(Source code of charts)
** Start **
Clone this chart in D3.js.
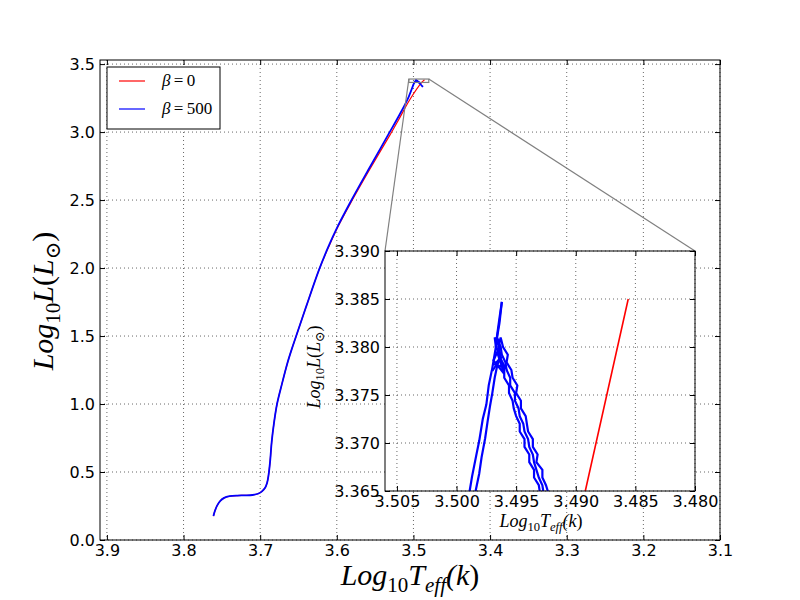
<!DOCTYPE html>
<html><head><meta charset="utf-8">
<script src="https://cdn.jsdelivr.net/npm/d3@7"></script>
<style>body{margin:0;background:#fff}</style></head>
<body><svg id="c" width="800" height="600"></svg>
<script>
// ---- data (log10 Teff, log10 L) ----
const redT=[3.761,3.759,3.756,3.752,3.747,3.740,3.730,3.720,3.710,3.703,3.698,3.694,3.691,3.689,3.687,3.685,3.682,3.678,3.6715,3.6645,3.659,3.653,3.640,3.623,3.6105,3.5985,3.5805,3.5575,3.541,3.5295,3.5195,3.5050,3.4892,3.4856];
const redL=[0.176,0.215,0.255,0.288,0.310,0.322,0.327,0.328,0.331,0.340,0.356,0.380,0.420,0.480,0.580,0.720,0.860,1.000,1.150,1.300,1.400,1.500,1.716,1.990,2.157,2.304,2.493,2.721,2.880,2.990,3.089,3.236,3.365,3.385];

const blueT=[3.761,3.759,3.756,3.752,3.747,3.740,3.730,3.720,3.710,3.703,3.698,3.694,3.691,3.689,3.687,3.685,3.682,3.678,3.6715,3.6645,3.659,3.653,3.640,3.623,3.611,3.599,3.5815,3.559,3.543,3.532,3.522,3.5080,3.4989,3.4987,3.4983,3.4981,3.4978,3.4975,3.4973,3.4970,3.4967,3.4966,3.4964,3.4962];
const blueL=[0.176,0.215,0.255,0.288,0.310,0.322,0.327,0.328,0.331,0.340,0.356,0.380,0.420,0.480,0.580,0.720,0.860,1.000,1.150,1.300,1.400,1.500,1.716,1.990,2.157,2.304,2.493,2.721,2.880,2.990,3.089,3.236,3.365,3.3665,3.3690,3.3702,3.3725,3.3740,3.3760,3.3778,3.3800,3.3812,3.3830,3.3847];

// descending branch from the peak (middle strand) and the hook seen in the main panel
const blueDescT=[3.4962,3.4964,3.4966,3.4963,3.4962,3.4959,3.4958,3.4955,3.4955,3.4951,3.4951,3.4948,3.4947,3.4944,3.4943,3.4940,3.4939,3.4936,3.4935,3.4933,3.4931,3.4928,3.4927,3.4905,3.4885,3.4875];
const blueDescL=[3.3847,3.3825,3.3810,3.3800,3.3792,3.3784,3.3776,3.3768,3.3760,3.3752,3.3744,3.3736,3.3728,3.3720,3.3712,3.3704,3.3696,3.3688,3.3680,3.3672,3.3664,3.3656,3.3648,3.3500,3.3370,3.3320];

// inner ascending strand, turning into the left edge of the descending band
const blueInnerT=[3.4992,3.4984,3.4981,3.4979,3.4976,3.4974,3.4972,3.4970,3.4968,3.4966,3.4963,3.4965,3.4963,3.4961,3.4957,3.4958,3.4954,3.4953,3.4949,3.4950,3.4946,3.4946,3.4942,3.4941,3.4940,3.4936,3.4936,3.4932,3.4933,3.4928,3.4928,3.4925,3.4923,3.4918];
const blueInnerL=[3.3600,3.3650,3.3668,3.3685,3.3705,3.3722,3.3738,3.3752,3.3768,3.3780,3.3792,3.3800,3.3810,3.3800,3.3792,3.3784,3.3776,3.3768,3.3760,3.3752,3.3744,3.3736,3.3728,3.3720,3.3712,3.3704,3.3696,3.3688,3.3680,3.3672,3.3664,3.3656,3.3648,3.3620];

// jittery knot near the turn-over and right edge of the descending band
const blueOuterT=[3.4970,3.4962,3.4968,3.4959,3.4966,3.4960,3.4969,3.4964,3.4968,3.4967,3.4964,3.4963,3.4960,3.4960,3.4956,3.4956,3.4953,3.4952,3.4950,3.4947,3.4947,3.4943,3.4943,3.4939,3.4939,3.4935,3.4935,3.4931,3.4930,3.4926];
const blueOuterL=[3.3775,3.3790,3.3782,3.3778,3.3795,3.3772,3.3786,3.3800,3.3810,3.3800,3.3792,3.3784,3.3776,3.3768,3.3760,3.3752,3.3744,3.3736,3.3728,3.3720,3.3712,3.3704,3.3696,3.3688,3.3680,3.3672,3.3664,3.3656,3.3648,3.3620];

const mainXTicks=[3.9,3.8,3.7,3.6,3.5,3.4,3.3,3.2,3.1];
const mainYTicks=[0.0,0.5,1.0,1.5,2.0,2.5,3.0,3.5];
const insetXTicks=[3.505,3.500,3.495,3.490,3.485,3.480];
const insetYTicks=[3.365,3.370,3.375,3.380,3.385,3.390];
const legendBetas=["0","500"];
const seriesColors=["#ff0000","#0000ff"];

// ---- setup ----
const svg=d3.select("#c");
svg.append("rect").attr("width",800).attr("height",600).attr("fill","#fff");
const M={l:100,r:720,t:60,b:540};
const I={l:385,r:695,t:251,b:491};
const x=d3.scaleLinear().domain([3.909,3.1]).range([M.l,M.r]);
const y=d3.scaleLinear().domain([0,3.53]).range([M.b,M.t]);
const xi=d3.scaleLinear().domain([3.506,3.48]).range([I.l,I.r]);
const yi=d3.scaleLinear().domain([3.365,3.39]).range([I.b,I.t]);
const defs=svg.append("defs");
defs.append("clipPath").attr("id","cm").append("rect").attr("x",M.l).attr("y",M.t).attr("width",M.r-M.l).attr("height",M.b-M.t);
defs.append("clipPath").attr("id","ci").append("rect").attr("x",I.l).attr("y",I.t).attr("width",I.r-I.l).attr("height",I.b-I.t);
const zip=(a,b)=>a.map((v,i)=>[v,b[i]]);
const TICKFONT="DejaVu Sans, sans-serif";
const MATHFONT="Liberation Serif, DejaVu Serif, serif";
const blueSets=[[blueT,blueL],[blueInnerT,blueInnerL],[blueOuterT,blueOuterL],[blueDescT,blueDescL]];

function grid(g,xs,ys,xt,yt,box){
  g.selectAll(null).data(xt).join("line").attr("x1",d=>xs(d)).attr("x2",d=>xs(d)).attr("y1",box.t).attr("y2",box.b)
   .attr("stroke","#000").attr("stroke-width",0.6).attr("stroke-dasharray","1,3");
  g.selectAll(null).data(yt).join("line").attr("y1",d=>ys(d)).attr("y2",d=>ys(d)).attr("x1",box.l).attr("x2",box.r)
   .attr("stroke","#000").attr("stroke-width",0.6).attr("stroke-dasharray","1,3");
}
function axes(g,xs,ys,xt,yt,box,fmt){
  const ax=[
    [d3.axisBottom(xs).tickValues(xt).tickFormat(fmt).tickPadding(5),`translate(0,${box.b})`],
    [d3.axisTop(xs).tickValues(xt).tickFormat(""),`translate(0,${box.t})`],
    [d3.axisLeft(ys).tickValues(yt).tickFormat(fmt).tickPadding(5),`translate(${box.l},0)`],
    [d3.axisRight(ys).tickValues(yt).tickFormat(""),`translate(${box.r},0)`]
  ];
  ax.forEach(([a,t])=>{
    const s=g.append("g").attr("transform",t).call(a.tickSizeInner(-5).tickSizeOuter(0));
    s.select(".domain").remove();
    s.selectAll("line").attr("stroke","#000").attr("stroke-width",1);
    s.selectAll("text").attr("font-family",TICKFONT).attr("font-size",16).attr("fill","#000");
  });
  g.append("rect").attr("x",box.l).attr("y",box.t).attr("width",box.r-box.l).attr("height",box.b-box.t)
   .attr("fill","none").attr("stroke","#000").attr("stroke-width",1);
}
function mathText(g,parts,size){
  const t=g.append("text").attr("font-family",MATHFONT).attr("font-style","italic").attr("font-size",size).attr("fill","#000");
  let shift=0;
  parts.forEach(p=>{
    const s=t.append("tspan").text(p.t);
    const target=p.sub?size*0.22:0;
    if(target!==shift){s.attr("dy",target-shift);shift=target;}
    if(p.sub)s.attr("font-size",size*0.7);
    if(p.up)s.attr("font-style","normal");
  });
  return t;
}
const teffParts=[{t:"Log"},{t:"10",sub:1,up:1},{t:"T"},{t:"eff",sub:1},{t:"("},{t:"k"},{t:")",up:1}];
const lumParts=[{t:"Log"},{t:"10",sub:1,up:1},{t:"L"},{t:"(",up:1},{t:"L"},{t:"⊙",sub:1,up:1},{t:")",up:1}];

// ---- main axes ----
const gm=svg.append("g");
grid(gm,x,y,mainXTicks,mainYTicks,M);
const lineM=d3.line().x(d=>x(d[0])).y(d=>y(d[1])).curve(d3.curveCatmullRom.alpha(0.5));
const lm=gm.append("g").attr("clip-path","url(#cm)");
lm.append("path").attr("d",lineM(zip(redT,redL))).attr("fill","none").attr("stroke",seriesColors[0]).attr("stroke-width",1.2);
blueSets.forEach(([a,b])=>{
  lm.append("path").attr("d",lineM(zip(a,b))).attr("fill","none").attr("stroke",seriesColors[1]).attr("stroke-width",1.8);
});

// legend
const lg=svg.append("g");
lg.append("rect").attr("x",107).attr("y",67).attr("width",113).attr("height",62).attr("fill","#fff").attr("stroke","#000").attr("stroke-width",1);
legendBetas.forEach((b,i)=>{
  const yy=81+i*28;
  lg.append("line").attr("x1",119).attr("x2",145).attr("y1",yy).attr("y2",yy).attr("stroke",seriesColors[i]).attr("stroke-width",1.2);
  const t=lg.append("text").attr("x",162).attr("y",yy+5).attr("font-family",MATHFONT).attr("font-size",17).attr("fill","#000");
  t.append("tspan").attr("font-style","italic").text("β");
  t.append("tspan").text("\u2009=\u2009"+b);
});

// inset marker rectangle and connectors
const mk=svg.append("g");
mk.append("rect").attr("x",x(3.506)).attr("y",y(3.39)).attr("width",x(3.48)-x(3.506)).attr("height",y(3.365)-y(3.39))
  .attr("fill","none").attr("stroke","#808080").attr("stroke-width",1.2);
mk.append("line").attr("x1",x(3.506)).attr("y1",y(3.39)).attr("x2",I.l).attr("y2",I.t).attr("stroke","#808080").attr("stroke-width",1.2);
mk.append("line").attr("x1",x(3.48)).attr("y1",y(3.39)).attr("x2",I.r).attr("y2",I.t).attr("stroke","#808080").attr("stroke-width",1.2);

// main frame/ticks
axes(svg.append("g"),x,y,mainXTicks,mainYTicks,M,d3.format(".1f"));
mathText(svg.append("g").attr("transform","translate(410,585)"),teffParts,30).attr("text-anchor","middle");
mathText(svg.append("g").attr("transform","translate(53,301) rotate(-90)"),lumParts,30).attr("text-anchor","middle");

// ---- inset ----
const gi=svg.append("g");
gi.append("rect").attr("x",I.l).attr("y",I.t).attr("width",I.r-I.l).attr("height",I.b-I.t).attr("fill","#fff");
grid(gi,xi,yi,insetXTicks,insetYTicks,I);
const lineI=d3.line().x(d=>xi(d[0])).y(d=>yi(d[1]));
const li=gi.append("g").attr("clip-path","url(#ci)");
li.append("path").attr("d",lineI(zip(redT,redL))).attr("fill","none").attr("stroke",seriesColors[0]).attr("stroke-width",1.6);
blueSets.forEach(([a,b])=>{
  li.append("path").attr("d",lineI(zip(a,b))).attr("fill","none").attr("stroke",seriesColors[1]).attr("stroke-width",2.2);
});
axes(gi,xi,yi,insetXTicks,insetYTicks,I,d3.format(".3f"));
mathText(svg.append("g").attr("transform","translate(541,527)"),teffParts,18).attr("text-anchor","middle");
mathText(svg.append("g").attr("transform","translate(320,367) rotate(-90)"),lumParts,18).attr("text-anchor","middle");
</script></body></html>
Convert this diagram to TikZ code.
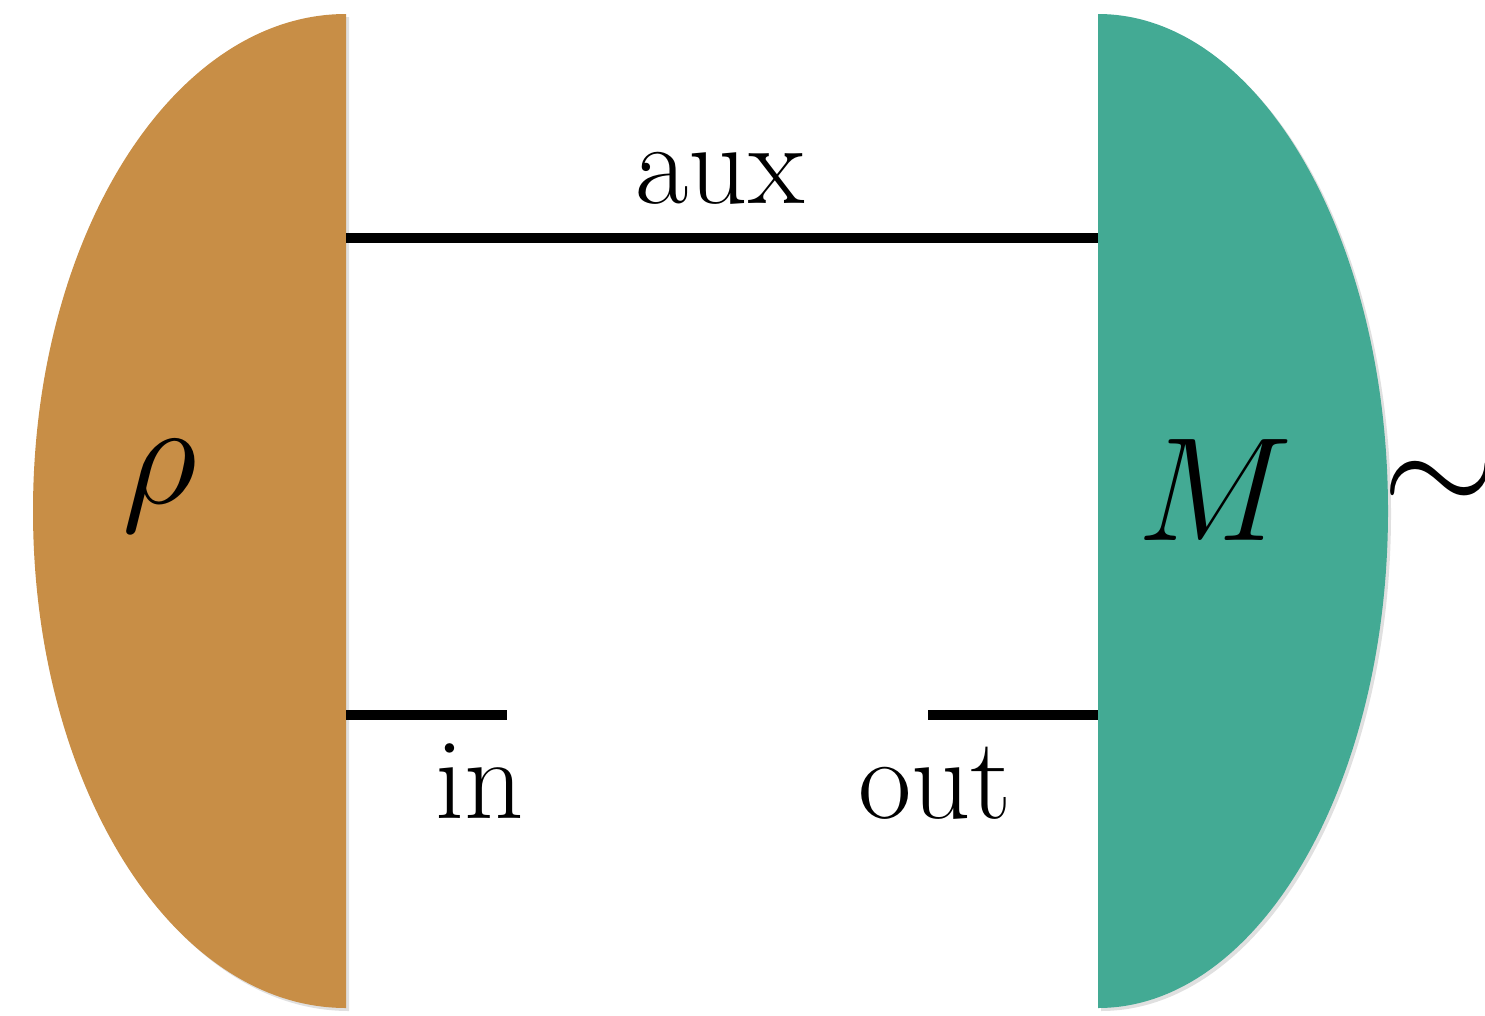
\RequirePackage{fix-cm}
\documentclass[tikz,border=0pt]{standalone}
\usepackage{tikz}
\definecolor{ocra}{RGB}{200,142,70}
\definecolor{verde}{RGB}{67,170,148}
\tikzset{
  stato/.style   = {fill=ocra},
  misura/.style  = {fill=verde},
  ombra/.style   = {fill=black, opacity=0.12},
  filo/.style    = {line width=2.6pt, line cap=butt},
  etich/.style   = {anchor=base, inner sep=0pt, font=\fontsize{33}{40}\selectfont},
  simbolo/.style = {inner sep=0pt, font=\fontsize{42}{50}\selectfont}
}
\begin{document}
\begin{tikzpicture}[x=0.01cm, y=-0.01cm]

  \clip (0,0) rectangle (1485,1015);
  \fill[white] (0,0) rectangle (1485,1015);

  % ombre
  \fill[ombra] (349,1011) arc[start angle=90, end angle=270, x radius=313, y radius=497] -- cycle;
  \fill[ombra] (1101,1011) arc[start angle=90, end angle=-90, x radius=290, y radius=497] -- cycle;

  % stato rho (sinistra)
  \fill[stato]  (346,1008) arc[start angle=90, end angle=270, x radius=313, y radius=497] -- cycle;
  % misura M (destra)
  \fill[misura] (1098,1008) arc[start angle=90, end angle=-90, x radius=290, y radius=497] -- cycle;

  \node[simbolo] (rho) at (160,486) {$\rho$};
  \node[simbolo] (emme) at (1215,490) {$M$};
  \node[simbolo, anchor=west] (tilde) at (1382,488) {$\sim$};

  % estremi dei fili
  \coordinate (auxS) at (346,238);
  \coordinate (auxD) at (1098,238);
  \coordinate (inS)  at (346,715);
  \coordinate (inD)  at (507,715);
  \coordinate (outS) at (928,715);
  \coordinate (outD) at (1098,715);

  \draw[filo] (auxS) -- (auxD);
  \draw[filo] (inS) -- (inD);
  \draw[filo] (outS) -- (outD);

  \node[etich] (laux) at (720,203) {aux};
  \node[etich] (lin)  at (480,818) {in};
  \node[etich] (lout) at (935,818) {out};

\end{tikzpicture}
\end{document}
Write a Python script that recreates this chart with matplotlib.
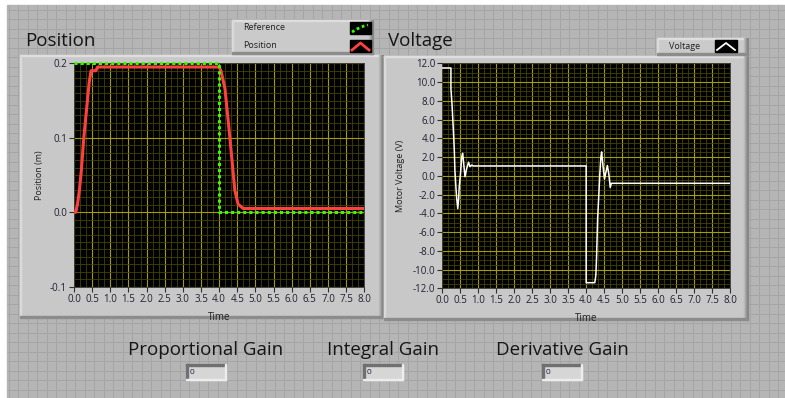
import matplotlib
matplotlib.use('Agg')
import matplotlib.pyplot as plt
import numpy as np
from matplotlib.patches import Rectangle
from matplotlib.ticker import MultipleLocator, FormatStrFormatter

ref_t = [0.0, 4.0, 4.0, 8.0]
ref_y = [0.2, 0.2, 0.0, 0.0]

pos_t = [0.0, 0.05, 0.1, 0.15, 0.2, 0.27, 0.35, 0.42, 0.47, 0.5, 0.6, 0.65,
         4.0, 4.05, 4.16, 4.3, 4.43, 4.52, 4.66, 8.0]
pos_y = [0.0, 0.0, 0.012, 0.03, 0.055, 0.1, 0.14, 0.175, 0.19, 0.19, 0.19, 0.195,
         0.195, 0.19, 0.166, 0.098, 0.03, 0.011, 0.005, 0.005]

volt_t = [0.0, 0.24, 0.24, 0.27, 0.31, 0.335, 0.35, 0.38, 0.40, 0.43, 0.455, 0.47,
          0.51, 0.54, 0.565, 0.58, 0.63, 0.68, 0.73, 0.77, 0.82, 0.86,
          4.0, 4.0, 4.24, 4.27, 4.29, 4.32, 4.35, 4.38, 4.41, 4.43, 4.47, 4.51,
          4.55, 4.59, 4.63, 4.67, 4.70, 8.0]
volt_v = [11.5, 11.5, 9.3, 7.6, 4.7, 2.6, 0.6, -1.3, -2.4, -3.5, -2.4, -1.2,
          0.4, 2.0, 2.4, 1.9, -0.1, 0.8, 1.45, 0.97, 1.15, 1.05,
          1.05, -11.4, -11.4, -10.6, -8.6, -4.5, -2.2, 0.2, 2.0, 2.55, 1.0, -0.35,
          0.4, 1.1, 0.2, -1.25, -0.8, -0.8]

gain_labels = ['Proportional Gain', 'Integral Gain', 'Derivative Gain']
gain_values = [0, 0, 0]

W, H = 785, 398
FONT = 'Open Sans'
plt.rcParams['font.family'] = [FONT, 'DejaVu Sans']


def fig_rect(x0, y0, x1, y1):
    return [x0 / W, 1 - y1 / H, (x1 - x0) / W, (y1 - y0) / H]


fig = plt.figure(figsize=(7.85, 3.98), dpi=100)
bg = fig.add_axes([0, 0, 1, 1], zorder=0)
bg.set_xlim(0, W)
bg.set_ylim(H, 0)
bg.axis('off')

# panel de fondo con su rejilla
bg.add_patch(Rectangle((0, 0), W, H, color='white', zorder=0))
bg.add_patch(Rectangle((7, 5), W - 7, H - 5, color='#b5b5b5', zorder=0.1))
bg.vlines(np.arange(8.7, W, 9.5), 5, H, color='#a5a5a5', lw=0.7, zorder=0.2)
bg.hlines(np.arange(9.8, H, 9.5), 7, W, color='#a5a5a5', lw=0.7, zorder=0.2)


def frame(x0, y0, x1, y1, face='#c8c8c8'):
    bg.add_patch(Rectangle((x0, y0), x1 - x0, y1 - y0, color=face))
    bg.add_patch(Rectangle((x0, y0), x1 - x0, 1, color='#dedede'))
    bg.add_patch(Rectangle((x0, y0), 1, y1 - y0, color='#dadada'))
    for i, c in enumerate(['#bdbdbd', '#acacac', '#9a9a9a', '#878787']):
        bg.add_patch(Rectangle((x1 - 4 + i, y0), 1, y1 - y0, color=c))
    bg.add_patch(Rectangle((x0, y1 - 2), x1 - x0, 2, color='#8c8c8c'))


frame(20, 55, 383, 318)
frame(384, 56, 748, 320)
frame(232, 20, 373, 54, face='#cacaca')
frame(657, 38, 748, 55, face='#cacaca')

# títulos
bg.text(25, 41, 'Position', fontsize=13.5, va='center', color='#151515')
bg.text(388, 41, 'Voltage', fontsize=13.5, va='center', color='#151515')

# leyendas
bg.text(243, 28, 'Reference', fontsize=6.5, va='center', color='#202020')
bg.text(243, 46, 'Position', fontsize=6.5, va='center', color='#202020')
bg.add_patch(Rectangle((350, 22), 21, 12, color='black'))
bg.add_patch(Rectangle((350, 40), 21, 12, color='black'))
bg.plot([352, 356, 360, 364, 368], [32, 29.5, 27.5, 26, 25], color='#33ff00',
        lw=2, ls=(0, (1, 1)))
bg.plot([352, 360.5, 369], [50, 43, 50], color='#ff4040', lw=2)
bg.text(669, 46.5, 'Voltage', fontsize=6.5, va='center', color='#202020')
bg.add_patch(Rectangle((715, 40), 22, 12, color='black'))
bg.plot([717, 726, 735], [50, 43, 50], color='white', lw=1.3)

# controles de ganancia
for cx, lab, val in zip([206, 383, 562], gain_labels, gain_values):
    bg.text(cx, 350, lab, fontsize=13.5, ha='center', va='center', color='#151515')
    bx = cx - 20
    bg.add_patch(Rectangle((bx, 364), 40, 16, color='#d6d6d6'))
    bg.add_patch(Rectangle((bx, 364), 40, 1.5, color='#707070'))
    bg.add_patch(Rectangle((bx, 364), 1.5, 16, color='#707070'))
    bg.add_patch(Rectangle((bx, 378.5), 40, 1.5, color='#ededed'))
    bg.add_patch(Rectangle((bx + 38.5, 364), 1.5, 16, color='#ededed'))
    bg.text(bx + 4, 372.5, str(val), fontsize=6, va='center', color='#202040')


def style_graph(ax, ymajor, yminor, fmt):
    ax.set_facecolor('black')
    ax.set_xlim(0, 8)
    ax.xaxis.set_major_locator(MultipleLocator(0.5))
    ax.xaxis.set_minor_locator(MultipleLocator(0.5 / 3))
    ax.yaxis.set_major_locator(MultipleLocator(ymajor))
    ax.yaxis.set_minor_locator(MultipleLocator(yminor))
    ax.xaxis.set_major_formatter(FormatStrFormatter('%.1f'))
    ax.yaxis.set_major_formatter(FormatStrFormatter(fmt))
    ax.grid(which='minor', color='#444200', lw=0.6)
    ax.grid(which='major', color='#a39d00', lw=0.8)
    ax.set_axisbelow(True)
    ax.tick_params(which='major', length=3.5, width=0.8, color='#303030',
                   labelsize=7, labelcolor='#202030', pad=1.5)
    ax.tick_params(which='minor', length=0)
    for s in ax.spines.values():
        s.set_color('#303030')
        s.set_linewidth(0.6)
    ax.set_xlabel('Time', fontsize=7, color='#202020')


ax1 = fig.add_axes(fig_rect(74, 63.3, 364.3, 286.7), zorder=2)
style_graph(ax1, 0.1, 0.01, '%.1f')
ax1.set_ylim(-0.1, 0.2)
ax1.plot(pos_t, pos_y, color='#ff4040', lw=2.2, zorder=3)
ax1.plot(ref_t, ref_y, color='#33ff00', lw=2.2, ls=(0, (1, 1)), zorder=4,
         clip_on=False)
ax1.set_ylabel('Position (m)', fontsize=6.5, color='#202020')
ax1.yaxis.set_label_coords(-0.103, 0.5)
ax1.xaxis.set_label_coords(0.5, -0.112)

ax2 = fig.add_axes(fig_rect(442.3, 63.3, 730, 288.3), zorder=2)
style_graph(ax2, 2.0, 0.5, '%.1f')
ax2.set_ylim(-12, 12)
ax2.plot(volt_t, volt_v, color='white', lw=1.1, zorder=3)
ax2.set_ylabel('Motor Voltage (V)', fontsize=6.5, color='#202020')
ax2.yaxis.set_label_coords(-0.13, 0.5)
ax2.xaxis.set_label_coords(0.5, -0.108)

fig.savefig('out.png', dpi=100)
** End **
Aim of the task ::
Leave out the pictures and give again exactly the lines from the one with "Write a Python" through the one with "ref_y = [0.2, 0.2, 0.0, 0.0]", and no others.

Completed task ::
Write a Python script that recreates this chart with matplotlib.
import matplotlib
matplotlib.use('Agg')
import matplotlib.pyplot as plt
import numpy as np
from matplotlib.patches import Rectangle
from matplotlib.ticker import MultipleLocator, FormatStrFormatter

ref_t = [0.0, 4.0, 4.0, 8.0]
ref_y = [0.2, 0.2, 0.0, 0.0]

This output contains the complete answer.